• [Data provided]

((

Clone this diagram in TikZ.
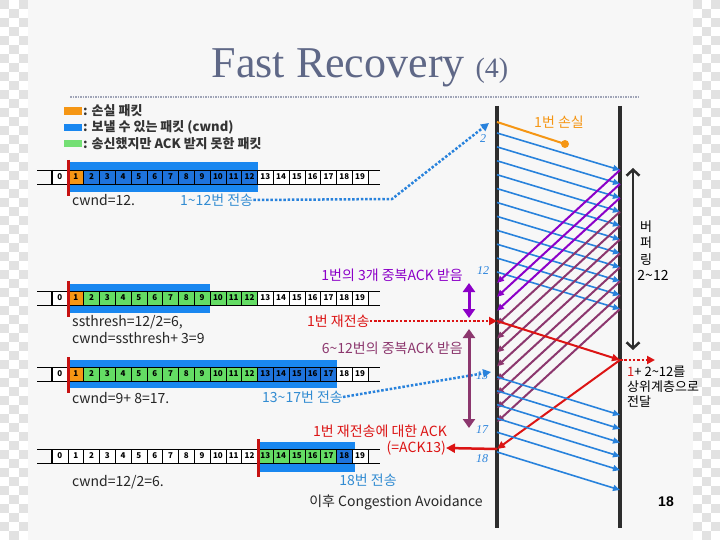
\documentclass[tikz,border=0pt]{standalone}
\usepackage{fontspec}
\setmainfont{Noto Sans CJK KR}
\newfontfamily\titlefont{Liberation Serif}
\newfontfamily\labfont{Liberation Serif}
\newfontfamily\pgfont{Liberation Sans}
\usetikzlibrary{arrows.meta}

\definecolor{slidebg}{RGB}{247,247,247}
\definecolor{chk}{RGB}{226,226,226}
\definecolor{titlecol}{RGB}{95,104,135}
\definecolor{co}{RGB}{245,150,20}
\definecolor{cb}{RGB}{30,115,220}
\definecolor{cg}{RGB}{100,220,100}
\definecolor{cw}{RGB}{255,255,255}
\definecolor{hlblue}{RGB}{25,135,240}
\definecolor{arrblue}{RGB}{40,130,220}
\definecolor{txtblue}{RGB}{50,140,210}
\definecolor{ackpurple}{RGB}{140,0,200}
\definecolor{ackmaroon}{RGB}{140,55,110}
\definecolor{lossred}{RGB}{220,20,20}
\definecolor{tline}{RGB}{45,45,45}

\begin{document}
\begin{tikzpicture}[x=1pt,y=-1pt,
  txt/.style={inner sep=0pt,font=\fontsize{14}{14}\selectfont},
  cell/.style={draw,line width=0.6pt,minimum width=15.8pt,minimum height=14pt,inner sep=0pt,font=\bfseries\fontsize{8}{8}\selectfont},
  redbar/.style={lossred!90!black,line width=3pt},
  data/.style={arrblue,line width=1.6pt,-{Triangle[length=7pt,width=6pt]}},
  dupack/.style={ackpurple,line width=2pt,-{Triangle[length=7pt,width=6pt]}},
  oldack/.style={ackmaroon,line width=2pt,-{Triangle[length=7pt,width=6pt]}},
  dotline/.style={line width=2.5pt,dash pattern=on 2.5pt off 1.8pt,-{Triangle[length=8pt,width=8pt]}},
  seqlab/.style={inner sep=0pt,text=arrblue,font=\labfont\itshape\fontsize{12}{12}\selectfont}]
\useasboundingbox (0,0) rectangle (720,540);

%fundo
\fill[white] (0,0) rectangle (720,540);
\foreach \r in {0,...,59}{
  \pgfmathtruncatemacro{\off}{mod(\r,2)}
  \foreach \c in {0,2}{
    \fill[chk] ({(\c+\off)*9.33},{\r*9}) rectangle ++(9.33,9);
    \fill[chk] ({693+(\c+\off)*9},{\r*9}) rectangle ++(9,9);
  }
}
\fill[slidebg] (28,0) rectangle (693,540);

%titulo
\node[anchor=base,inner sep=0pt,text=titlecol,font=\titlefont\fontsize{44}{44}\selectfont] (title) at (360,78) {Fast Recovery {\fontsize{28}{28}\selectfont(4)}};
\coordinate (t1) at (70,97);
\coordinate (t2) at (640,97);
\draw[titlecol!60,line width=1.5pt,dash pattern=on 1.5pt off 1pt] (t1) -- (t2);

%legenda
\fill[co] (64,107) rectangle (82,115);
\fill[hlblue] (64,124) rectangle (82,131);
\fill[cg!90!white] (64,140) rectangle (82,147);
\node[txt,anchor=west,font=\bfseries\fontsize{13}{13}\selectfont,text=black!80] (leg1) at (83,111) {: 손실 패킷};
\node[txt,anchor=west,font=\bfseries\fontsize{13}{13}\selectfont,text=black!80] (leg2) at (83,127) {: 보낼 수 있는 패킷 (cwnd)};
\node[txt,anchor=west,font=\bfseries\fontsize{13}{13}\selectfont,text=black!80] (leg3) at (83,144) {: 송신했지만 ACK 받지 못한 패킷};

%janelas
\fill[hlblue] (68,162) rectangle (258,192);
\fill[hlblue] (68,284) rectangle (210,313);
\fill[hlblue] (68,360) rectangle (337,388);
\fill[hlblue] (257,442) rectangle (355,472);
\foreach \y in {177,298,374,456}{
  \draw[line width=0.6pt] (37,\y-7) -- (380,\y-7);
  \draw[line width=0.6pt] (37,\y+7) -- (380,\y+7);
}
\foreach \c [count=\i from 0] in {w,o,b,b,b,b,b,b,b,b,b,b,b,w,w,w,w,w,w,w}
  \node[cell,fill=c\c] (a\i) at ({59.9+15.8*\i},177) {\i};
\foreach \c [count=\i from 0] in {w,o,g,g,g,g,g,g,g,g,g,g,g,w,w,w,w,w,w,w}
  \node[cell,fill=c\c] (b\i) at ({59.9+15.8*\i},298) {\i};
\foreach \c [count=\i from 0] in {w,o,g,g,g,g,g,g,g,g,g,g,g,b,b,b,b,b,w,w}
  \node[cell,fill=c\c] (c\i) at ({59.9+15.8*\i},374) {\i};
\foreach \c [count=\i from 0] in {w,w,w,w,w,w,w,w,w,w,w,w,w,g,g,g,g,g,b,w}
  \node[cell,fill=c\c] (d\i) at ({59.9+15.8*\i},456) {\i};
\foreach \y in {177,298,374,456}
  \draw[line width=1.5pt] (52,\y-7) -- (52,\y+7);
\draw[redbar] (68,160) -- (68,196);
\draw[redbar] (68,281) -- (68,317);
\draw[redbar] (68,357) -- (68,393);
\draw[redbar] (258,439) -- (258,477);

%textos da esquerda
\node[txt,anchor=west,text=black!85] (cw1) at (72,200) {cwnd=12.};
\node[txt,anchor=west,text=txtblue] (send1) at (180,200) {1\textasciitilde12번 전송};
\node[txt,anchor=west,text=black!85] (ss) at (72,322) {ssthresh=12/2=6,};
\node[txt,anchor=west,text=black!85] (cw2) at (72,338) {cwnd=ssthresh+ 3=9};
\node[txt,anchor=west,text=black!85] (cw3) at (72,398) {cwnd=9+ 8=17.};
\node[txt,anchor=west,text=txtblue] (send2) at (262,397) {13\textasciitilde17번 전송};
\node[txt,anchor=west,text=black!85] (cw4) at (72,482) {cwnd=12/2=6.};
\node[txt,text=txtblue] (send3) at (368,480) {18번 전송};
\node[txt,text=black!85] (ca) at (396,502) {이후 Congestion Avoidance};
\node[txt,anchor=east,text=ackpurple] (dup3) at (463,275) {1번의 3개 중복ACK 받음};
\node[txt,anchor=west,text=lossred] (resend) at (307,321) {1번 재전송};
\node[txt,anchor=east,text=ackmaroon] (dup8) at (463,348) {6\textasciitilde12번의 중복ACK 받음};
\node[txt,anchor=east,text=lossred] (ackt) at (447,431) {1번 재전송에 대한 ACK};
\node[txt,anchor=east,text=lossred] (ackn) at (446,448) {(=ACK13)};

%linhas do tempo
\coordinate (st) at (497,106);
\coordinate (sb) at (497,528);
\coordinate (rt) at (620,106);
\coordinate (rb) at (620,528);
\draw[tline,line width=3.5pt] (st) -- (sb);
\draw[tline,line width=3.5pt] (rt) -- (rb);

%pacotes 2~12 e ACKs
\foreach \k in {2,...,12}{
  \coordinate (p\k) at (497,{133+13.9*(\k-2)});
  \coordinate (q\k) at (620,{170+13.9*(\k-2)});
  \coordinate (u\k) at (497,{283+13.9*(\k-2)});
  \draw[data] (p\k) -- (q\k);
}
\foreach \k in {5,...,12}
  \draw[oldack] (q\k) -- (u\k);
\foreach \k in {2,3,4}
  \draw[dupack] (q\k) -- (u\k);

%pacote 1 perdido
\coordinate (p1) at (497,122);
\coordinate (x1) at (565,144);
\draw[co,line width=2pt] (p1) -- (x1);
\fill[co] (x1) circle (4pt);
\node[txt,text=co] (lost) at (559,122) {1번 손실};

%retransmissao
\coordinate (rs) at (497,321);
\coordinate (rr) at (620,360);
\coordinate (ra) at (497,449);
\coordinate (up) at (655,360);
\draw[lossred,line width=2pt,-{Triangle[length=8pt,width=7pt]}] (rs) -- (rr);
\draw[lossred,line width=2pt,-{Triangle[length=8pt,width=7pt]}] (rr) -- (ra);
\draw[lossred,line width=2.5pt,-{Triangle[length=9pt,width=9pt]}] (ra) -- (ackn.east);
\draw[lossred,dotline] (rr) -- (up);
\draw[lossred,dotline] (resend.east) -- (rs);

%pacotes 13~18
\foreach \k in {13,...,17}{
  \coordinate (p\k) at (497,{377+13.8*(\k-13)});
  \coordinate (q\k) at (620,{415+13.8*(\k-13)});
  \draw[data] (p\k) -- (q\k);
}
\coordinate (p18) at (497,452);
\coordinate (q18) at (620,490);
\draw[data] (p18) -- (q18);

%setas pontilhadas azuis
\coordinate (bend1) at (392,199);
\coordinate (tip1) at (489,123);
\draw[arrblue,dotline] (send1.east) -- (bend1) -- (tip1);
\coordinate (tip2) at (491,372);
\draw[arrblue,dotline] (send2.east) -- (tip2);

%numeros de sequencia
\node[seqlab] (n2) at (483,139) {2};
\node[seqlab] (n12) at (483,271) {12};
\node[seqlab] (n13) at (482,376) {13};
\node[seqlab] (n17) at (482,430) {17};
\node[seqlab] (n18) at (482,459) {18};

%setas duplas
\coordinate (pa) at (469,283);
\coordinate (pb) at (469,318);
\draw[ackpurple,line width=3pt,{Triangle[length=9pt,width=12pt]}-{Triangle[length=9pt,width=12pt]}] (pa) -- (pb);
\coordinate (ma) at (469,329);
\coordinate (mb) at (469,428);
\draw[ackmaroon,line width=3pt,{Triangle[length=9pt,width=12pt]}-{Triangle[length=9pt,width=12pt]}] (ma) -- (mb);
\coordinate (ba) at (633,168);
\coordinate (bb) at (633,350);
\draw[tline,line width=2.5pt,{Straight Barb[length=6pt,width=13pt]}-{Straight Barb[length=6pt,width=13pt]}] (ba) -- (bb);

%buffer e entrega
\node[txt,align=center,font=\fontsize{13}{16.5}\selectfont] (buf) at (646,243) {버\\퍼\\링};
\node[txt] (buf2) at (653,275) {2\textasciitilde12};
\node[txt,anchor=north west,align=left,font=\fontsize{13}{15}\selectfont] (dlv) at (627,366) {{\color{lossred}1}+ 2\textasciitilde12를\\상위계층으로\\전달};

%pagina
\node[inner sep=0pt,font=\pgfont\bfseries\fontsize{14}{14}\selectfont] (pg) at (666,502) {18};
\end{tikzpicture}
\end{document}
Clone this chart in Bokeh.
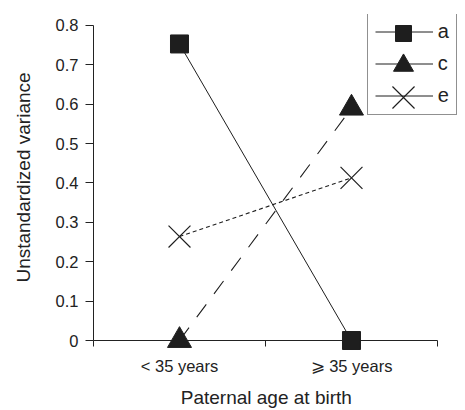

))

• [Prompt]
Copy each line above where the string "Clone" occurs.

• [Result for this exercise]
Clone this diagram in TikZ.
Clone this chart in Bokeh.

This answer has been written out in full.